Justin appears 68 times at rank 1,538 — a thoroughly human name applied to pets, which puts it in the same category as Dave, Kevin, and Brian. The name peaked for human babies in the early 1980s, making most Justin-owners now in prime pet-adopting age, which largely explains its registry presence.
The Generational Echo
Justin was a top-10 baby name from the mid-1970s through the mid-1990s. Adults who grew up with multiple Justins in every classroom are now old enough to name pets, and a meaningful percentage of them named their dog after themselves, a childhood friend, or simply because the name felt familiar and warm. This generational echo pattern is visible across multiple human names that appear in pet registries at this rank tier.
Justin Bieber Territory
Justin Bieber's global presence kept the name current through the 2010s in a way that complicates the pure nostalgia reading. A pet named Justin after 2010 could be a sincere Bieber fan, someone making a joke, or someone who genuinely just liked the name.
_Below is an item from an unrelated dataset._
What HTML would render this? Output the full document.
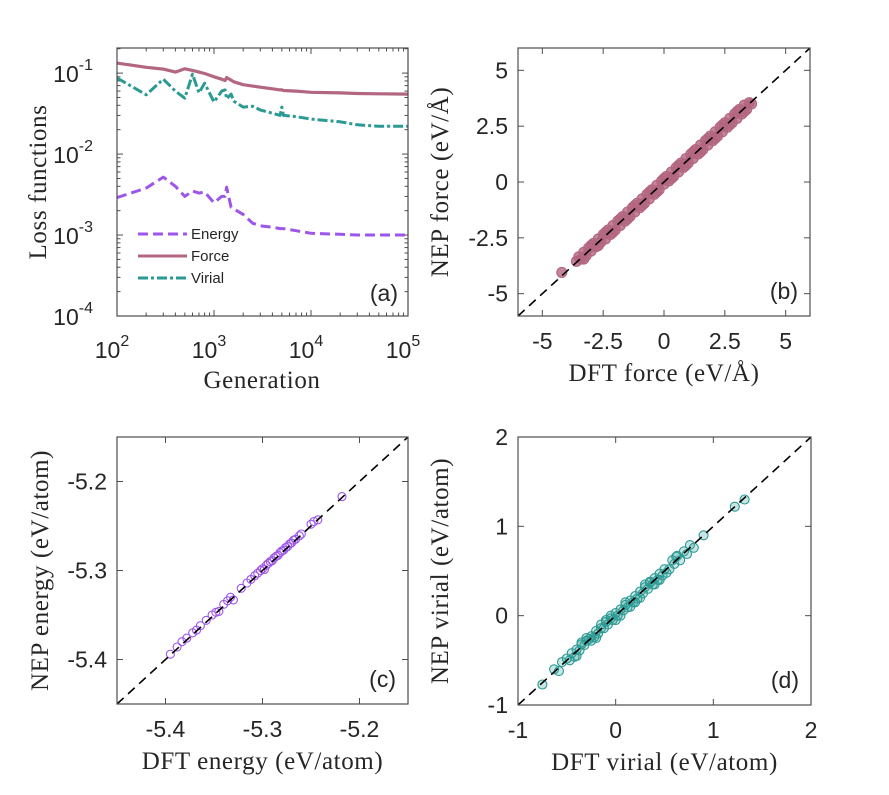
<!DOCTYPE html>
<html><head><meta charset="utf-8">
<style>
body{margin:0;background:#fff;}
svg{display:block;font-family:"Liberation Sans",Arial,sans-serif;}
.t{font-size:23px;fill:#262626;}
.ser{font-family:"Liberation Serif","Times New Roman",serif;font-size:25px;letter-spacing:0.6px;fill:#262626;}
</style></head>
<body>
<svg id="fig" width="889" height="795" viewBox="0 0 889 795">
</svg>
<script>
// ---------- Panel (a) data ----------
const lossGens = [100,200,300,400,500,600,700,800,1000,1200,1300,1350,1500,1600,2000,2500,3000,4000,4800,5000,5200,7000,10000,20000,30000,50000,100000];
const lossForce = [0.133,0.118,0.112,0.103,0.113,0.108,0.103,0.099,0.090,0.084,0.081,0.088,0.082,0.078,0.072,0.069,0.067,0.064,0.062,0.062,0.061,0.060,0.058,0.057,0.056,0.0555,0.055];
const lossVirial = [0.087,0.054,0.084,0.060,0.049,0.097,0.057,0.075,0.044,0.060,0.062,0.048,0.055,0.045,0.038,0.039,0.035,0.032,0.030,0.038,0.030,0.029,0.027,0.025,0.023,0.022,0.022];
const lossEnergy = [0.0029,0.0038,0.0052,0.0040,0.0030,0.0035,0.0033,0.0034,0.0025,0.0030,0.0030,0.0039,0.0022,0.0021,0.0018,0.0014,0.0013,0.00125,0.0012,0.0012,0.0012,0.00113,0.00105,0.00102,0.001,0.001,0.001];
const logXTicks = ["2","3","4","5"];
const logYTicks = ["-4","-3","-2","-1"];
// ---------- Panel (b) data: DFT force vs NEP force ----------
const forceDFT = [-4.2,-3.6,-3.5,-3.4,-3.3,-3.2,-3.1,-3.0,-2.9,-2.8,-2.7,-2.6,-2.5,-2.4,-2.3,-2.2,-2.1,-2.0,-1.9,-1.8,-1.7,-1.6,-1.5,-1.4,-1.3,-1.2,-1.1,-1.0,-0.9,-0.8,-0.7,-0.6,-0.5,-0.4,-0.3,-0.2,-0.1,0.0,0.1,0.2,0.3,0.4,0.5,0.6,0.7,0.8,0.9,1.0,1.1,1.2,1.3,1.4,1.5,1.6,1.7,1.8,1.9,2.0,2.1,2.2,2.3,2.4,2.5,2.6,2.7,2.8,2.9,3.0,3.1,3.2,3.3,3.4,3.5,3.6,
 -3.3,-3.0,-2.7,-2.4,-2.1,-1.8,-1.5,-1.2,-0.9,-0.6,-0.3,0.0,0.3,0.6,0.9,1.2,1.5,1.8,2.1,2.4,2.7,3.0,3.3];
const forceNEP = [-4.05,-3.55,-3.35,-3.45,-3.15,-3.3,-2.95,-3.1,-2.75,-2.9,-2.55,-2.7,-2.35,-2.55,-2.15,-2.35,-1.95,-2.15,-1.75,-1.95,-1.55,-1.75,-1.35,-1.55,-1.15,-1.35,-0.95,-1.15,-0.75,-0.95,-0.55,-0.75,-0.35,-0.55,-0.15,-0.35,0.05,-0.1,0.25,0.05,0.45,0.25,0.65,0.45,0.85,0.65,1.05,0.85,1.25,1.05,1.45,1.25,1.65,1.45,1.85,1.65,2.05,1.85,2.25,2.05,2.45,2.25,2.65,2.45,2.85,2.65,3.05,2.85,3.25,3.05,3.45,3.25,3.55,3.5,
 -3.45,-2.85,-2.85,-2.25,-2.25,-1.65,-1.65,-1.05,-1.05,-0.45,-0.45,0.15,0.15,0.75,0.75,1.35,1.35,1.95,1.95,2.55,2.55,3.15,3.15];
// ---------- Panel (c) data: DFT energy vs NEP energy ----------
const energyDFT = [-5.395,-5.388,-5.383,-5.378,-5.372,-5.368,-5.364,-5.358,-5.352,-5.348,-5.345,-5.340,-5.336,-5.333,-5.330,-5.322,-5.316,-5.312,-5.308,-5.305,-5.302,-5.300,-5.298,-5.296,-5.294,-5.292,-5.290,-5.288,-5.286,-5.284,-5.282,-5.280,-5.278,-5.276,-5.274,-5.272,-5.270,-5.268,-5.266,-5.262,-5.260,-5.250,-5.247,-5.243,-5.218];
const energyNEP = [-5.394,-5.386,-5.380,-5.376,-5.370,-5.367,-5.362,-5.356,-5.350,-5.347,-5.346,-5.338,-5.334,-5.330,-5.333,-5.320,-5.314,-5.310,-5.306,-5.303,-5.300,-5.298,-5.299,-5.294,-5.292,-5.290,-5.289,-5.286,-5.284,-5.283,-5.280,-5.278,-5.277,-5.274,-5.273,-5.270,-5.269,-5.266,-5.265,-5.261,-5.259,-5.248,-5.245,-5.243,-5.217];
// ---------- Panel (d) data: DFT virial vs NEP virial ----------
const virialDFT = [-0.75,-0.63,-0.58,-0.55,-0.50,-0.47,-0.45,-0.42,-0.40,-0.37,-0.35,-0.32,-0.30,-0.27,-0.25,-0.22,-0.20,-0.18,-0.15,-0.12,-0.10,-0.08,-0.05,-0.03,0.0,0.02,0.05,0.08,0.10,0.12,0.15,0.18,0.20,0.22,0.25,0.28,0.30,0.33,0.35,0.38,0.40,0.43,0.45,0.48,0.50,0.55,0.58,0.60,0.63,0.66,0.70,0.73,0.76,0.80,0.90,1.22,1.32,
 -0.40,-0.30,-0.20,-0.10,0.0,0.10,0.20,0.30,0.40,-0.15,0.05,0.25,0.45,-0.35,-0.25,-0.05,0.15,0.35,0.52,0.62];
const virialNEP = [-0.77,-0.60,-0.62,-0.52,-0.48,-0.50,-0.42,-0.46,-0.38,-0.39,-0.32,-0.33,-0.28,-0.26,-0.23,-0.24,-0.17,-0.20,-0.14,-0.14,-0.07,-0.10,-0.03,-0.05,0.03,0.0,0.07,0.06,0.12,0.09,0.17,0.15,0.22,0.19,0.27,0.25,0.32,0.30,0.37,0.35,0.42,0.40,0.47,0.45,0.52,0.52,0.62,0.58,0.67,0.62,0.72,0.69,0.79,0.76,0.90,1.22,1.30,
 -0.45,-0.25,-0.25,-0.05,-0.05,0.15,0.15,0.35,0.35,-0.10,0.0,0.20,0.40,-0.30,-0.28,0.0,0.10,0.38,0.48,0.66];
const linTicksB = ["-5","-2.5","0","2.5","5"];
const linTicksC = ["-5.4","-5.3","-5.2"];
const linTicksD = ["-1","0","1","2"];

const NS="http://www.w3.org/2000/svg";
const svg=document.getElementById('fig');
function el(tag,attrs,parent){const e=document.createElementNS(NS,tag);for(const k in attrs)e.setAttribute(k,attrs[k]);(parent||svg).appendChild(e);return e;}

function makeAxes(name){
  const g=el('g',{});
  
  
  return g;
}
function frame(g,L,R,T,B){
  const f=el('rect',{x:L,y:T,width:R-L,height:B-T,fill:'none',stroke:'#4d4d4d','stroke-width':1.2},g);
  
  
}
function txt(g,x,y,s,cls,anchor,name,rot){
  const t=el('text',{x:x,y:y,class:cls,'text-anchor':anchor||'middle'},g);
  if(rot)t.setAttribute('transform','rotate(-90 '+x+' '+y+')');
  t.textContent=s;
  
  
  return t;
}

// ===== Panel (a) =====
(function(){
  const L=117,R=408,T=48,B=316;
  const g=makeAxes('panel-a-loss');
  const xs=v=>L+(Math.log10(v)-2)/3*(R-L);
  const ymin=-4,ymax=-0.69;
  const ys=v=>B-(Math.log10(v)-ymin)/(ymax-ymin)*(B-T);
  for(let d=2;d<=5;d++){
    for(let m=1;m<=9;m++){
      const v=Math.pow(10,d)*m; if(v>1e5)break;
      const x=xs(v),len=m===1?6:3.5;
      el('line',{x1:x,x2:x,y1:B,y2:B-len,stroke:'#4d4d4d'},g);
      el('line',{x1:x,x2:x,y1:T,y2:T+len,stroke:'#4d4d4d'},g);
    }
  }
  for(let d=-4;d<=-1;d++){
    for(let m=1;m<=9;m++){
      const v=Math.pow(10,d)*m; if(ys(v)<T)break;
      const y=ys(v),len=m===1?6:3.5;
      el('line',{x1:L,x2:L+len,y1:y,y2:y,stroke:'#4d4d4d'},g);
      el('line',{x1:R,x2:R-len,y1:y,y2:y,stroke:'#4d4d4d'},g);
    }
  }
  logXTicks.forEach(e=>{
    const x=xs(Math.pow(10,+e));
    const t=txt(g,x-5,358,'10','t','middle','x-tick-label');
    const s=el('tspan',{dy:-12,'font-size':16},t);s.textContent=e;
  });
  logYTicks.forEach(e=>{
    const y=ys(Math.pow(10,+e));
    const t=txt(g,L-24,y+9,'10','t','end','y-tick-label');
    const s=el('tspan',{dy:-12,'font-size':16},t);s.textContent=e;
  });
  function series(vals,color,dash,name,w){
    const pts=lossGens.map((x,i)=>xs(x).toFixed(1)+','+ys(vals[i]).toFixed(1)).join(' ');
    const p=el('polyline',{points:pts,fill:'none',stroke:color,'stroke-width':w,'stroke-dasharray':dash,'stroke-linejoin':'round'},g);
    
    
  }
  series(lossEnergy,'#9d55ea','10 5','energy-loss-line',3);
  series(lossVirial,'#2b9a93','10 3 3 3','virial-loss-line',3);
  series(lossForce,'#b3667f','','force-loss-line',3.2);
  frame(g,L,R,T,B);
  const lg=el('g',{},g);
  
  
  const ent=[['Energy','#9d55ea','10 5',234],['Force','#b3667f','',256],['Virial','#2b9a93','10 3 3 3',278]];
  ent.forEach(e=>{
    el('line',{x1:138,x2:187,y1:e[3],y2:e[3],stroke:e[1],'stroke-width':3,'stroke-dasharray':e[2]},lg);
    const t=el('text',{x:191,y:e[3]+5,'font-size':15,fill:'#262626'},lg);t.textContent=e[0];
    
    
  });
  txt(g,398,301,'(a)','t','end','panel-label-a');
  txt(g,46,182,'Loss functions','ser','middle','y-axis-title',true);
  txt(g,262,388,'Generation','ser','middle','x-axis-title');
})();

// ===== scatter panels =====
function scatterPanel(o){
  const {L,R,T,B,xmin,xmax,ymin,ymax}=o;
  const g=makeAxes(o.name);
  const xs=v=>L+(v-xmin)/(xmax-xmin)*(R-L);
  const ys=v=>B-(v-ymin)/(ymax-ymin)*(B-T);
  o.ticks.forEach(s=>{
    const v=parseFloat(s);
    const x=xs(v),y=ys(v);
    el('line',{x1:x,x2:x,y1:B,y2:B-6,stroke:'#4d4d4d'},g);
    el('line',{x1:x,x2:x,y1:T,y2:T+6,stroke:'#4d4d4d'},g);
    el('line',{x1:L,x2:L+6,y1:y,y2:y,stroke:'#4d4d4d'},g);
    el('line',{x1:R,x2:R-6,y1:y,y2:y,stroke:'#4d4d4d'},g);
    txt(g,x,B+33,s,'t','middle','x-tick-label');
    txt(g,L-10,y+8,s,'t','end','y-tick-label');
  });
  const pg=el('g',{},g);
  
  
  o.xd.forEach((xv,i)=>{
    const c=el('circle',{cx:xs(xv).toFixed(1),cy:ys(o.yd[i]).toFixed(1),r:o.r||4,fill:o.fill||'none',stroke:o.color,'stroke-width':1.1},pg);
    
    
  });
  const lo=Math.max(xmin,ymin),hi=Math.min(xmax,ymax);
  const d=el('line',{x1:xs(lo),y1:ys(lo),x2:xs(hi),y2:ys(hi),stroke:'#000','stroke-width':1.6,'stroke-dasharray':'9 6'},g);
  
  
  frame(g,L,R,T,B);
  txt(g,R-12,B-17,o.label,'t','end','panel-label');
  txt(g,o.ylx,(T+B)/2,o.ytitle,'ser','middle','y-axis-title',true);
  txt(g,(L+R)/2,B+65,o.xtitle,'ser','middle','x-axis-title');
}
scatterPanel({name:'panel-b-force',L:518,R:810,T:48,B:316,xmin:-6,xmax:6,ymin:-6,ymax:6,ticks:linTicksB,xd:forceDFT,yd:forceNEP,color:'#b3667f',fill:'rgba(179,102,127,0.8)',r:5,label:'(b)',ytitle:'NEP force (eV/Å)',xtitle:'DFT force (eV/Å)',ylx:448});
scatterPanel({name:'panel-c-energy',L:117,R:408,T:437,B:704,xmin:-5.45,xmax:-5.15,ymin:-5.45,ymax:-5.15,ticks:linTicksC,xd:energyDFT,yd:energyNEP,color:'#9d55ea',label:'(c)',ytitle:'NEP energy (eV/atom)',xtitle:'DFT energy (eV/atom)',ylx:48});
scatterPanel({name:'panel-d-virial',L:518,R:811,T:437,B:705,xmin:-1,xmax:2,ymin:-1,ymax:2,ticks:linTicksD,xd:virialDFT,yd:virialNEP,color:'#2b9a93',fill:'rgba(43,154,147,0.25)',r:4.5,label:'(d)',ytitle:'NEP virial (eV/atom)',xtitle:'DFT virial (eV/atom)',ylx:448});
</script>
</body></html>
The human name at /names/justin shows the decline clearly — which makes it more distinctive and less expected as a pet name going forward. Compare with Drake for similar pop-artist-name territory.
Does It Work as a Call Name?
JUS-tin is crisp and two syllables — it calls cleanly. Most Labrador Retrievers named Justin are probably perfectly happy with the name. The dog doesn't know the SSA trend data.